If we take the discussion to smart homes, this is again relevant and the probability would be even higher. For smart homes to function well on IoT, they would have a small server set up locally. It would then be easy for a hacker to take control of it, exposing every bit of your personal information.
But if we can decentralize the data and improve the connectivity between the devices, we can overcome these problems. This is where Blockchain comes into play.
What Is Blockchain?
A Blockchain is a distributed, immutable, and cryptographically secured ledger owned by everyone in the network. Blockchain owes its name to the way it stores transaction data – in blocks, which are linked together through a chain. All these blocks in Blockchain have their unique hash for identification, are of limited size, and linked together by pointing to their previous block. In simple words, Blockchain, the technology behind Bitcoin, is an open database to create and store data in a secure way.
The major advantage that Blockchain bring is that it is public. Every participant in the network can see the data blocks and information stored in it. But this does not mean everyone can see the actual content, as each block is protected by a private key. Another big advantage is security. The database can only be expended and previous records cannot be altered. In addition, when someone wants to tamper the data, they cannot do it without the consensus of all the participants.

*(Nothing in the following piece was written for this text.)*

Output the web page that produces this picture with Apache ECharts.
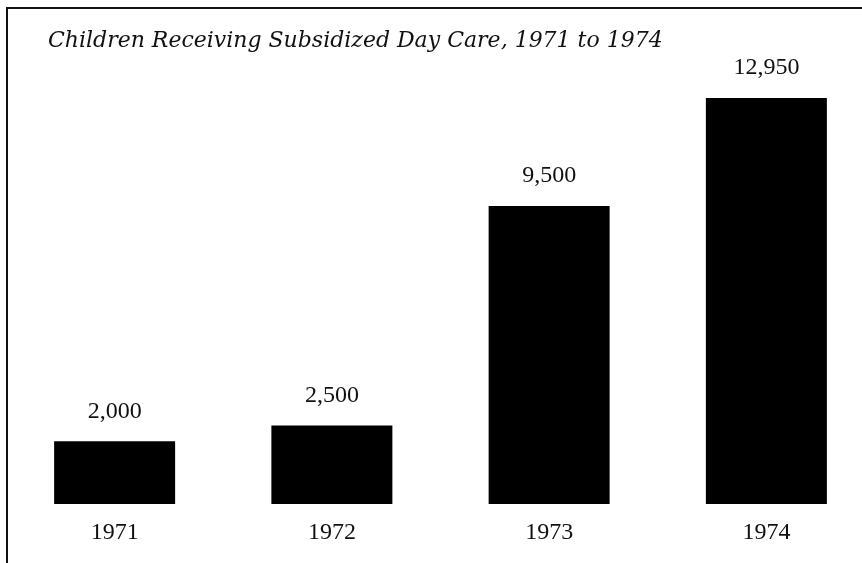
<!DOCTYPE html>
<html>
<head>
<meta charset="utf-8">
<script src="https://cdn.jsdelivr.net/npm/echarts@6/dist/echarts.min.js"></script>
<style>
  html, body { margin: 0; padding: 0; background: #fff; }
  #chart { width: 862px; height: 563px; }
</style>
</head>
<body>
<div id="chart"></div>
<script>
const titleText = 'Children Receiving Subsidized Day Care, 1971 to 1974';
const years = ['1971', '1972', '1973', '1974'];
const children = [2000, 2500, 9500, 12950];

const chart = echarts.init(document.getElementById('chart'), null, { renderer: 'canvas' });
chart.setOption({
  backgroundColor: '#ffffff',
  animation: false,
  title: {
    text: titleText,
    left: 43,
    top: 25,
    textStyle: {
      fontFamily: 'DejaVu Serif',
      fontStyle: 'italic',
      fontWeight: 'normal',
      fontSize: 22,
      color: '#111'
    }
  },
  graphic: [{
    type: 'polyline',
    shape: { points: [[7, 563], [7, 8], [862, 8]] },
    style: { stroke: '#111', lineWidth: 2, fill: null }
  }],
  grid: { left: 6, right: -13, top: 65, bottom: 59, containLabel: false, outerBoundsMode: 'none' },
  xAxis: {
    type: 'category',
    data: years,
    axisLine: { show: false },
    axisTick: { show: false },
    axisLabel: {
      margin: 17,
      fontFamily: 'Liberation Serif',
      fontSize: 24,
      color: '#111'
    }
  },
  yAxis: {
    type: 'value',
    min: 0,
    max: 14000,
    show: false,
    splitLine: { show: false }
  },
  series: [{
    type: 'bar',
    data: children,
    barWidth: 121,
    itemStyle: { color: '#000' },
    label: {
      show: true,
      position: 'top',
      distance: 18,
      fontFamily: 'Liberation Serif',
      fontSize: 24,
      color: '#111',
      formatter: p => p.value.toLocaleString('en-US')
    }
  }]
});
</script>
</body>
</html>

What Can Blockchain Bring to IoT?
Blockchain technology is the missing link to secured communication in IoT. By adding Blockchain, we can have a secured mesh network that will allow IoT devices to interconnect reliably and avoid the threats that are prevalent in central server models. This decentralized approach would eliminate the single point of failure, creating a more resilient ecosystem for devices to run on. The cryptographic algorithm in Blockchain would make data more private.
Moreover, the ledger developed by Blockchain is tamper-proof and cannot be altered by malicious actors because it doesn’t exist in any single location. Man-in-the-middle attacks cannot happen either, as there is no single line of communication. Blockchain makes peer-to-peer communication possible and bitcoins are a great proof of it.
These capabilities make Blockchain a fundamental element of IoT solutions. It is not a surprise that enterprise IoT Technologies have become one of the early adopters of trust technologies.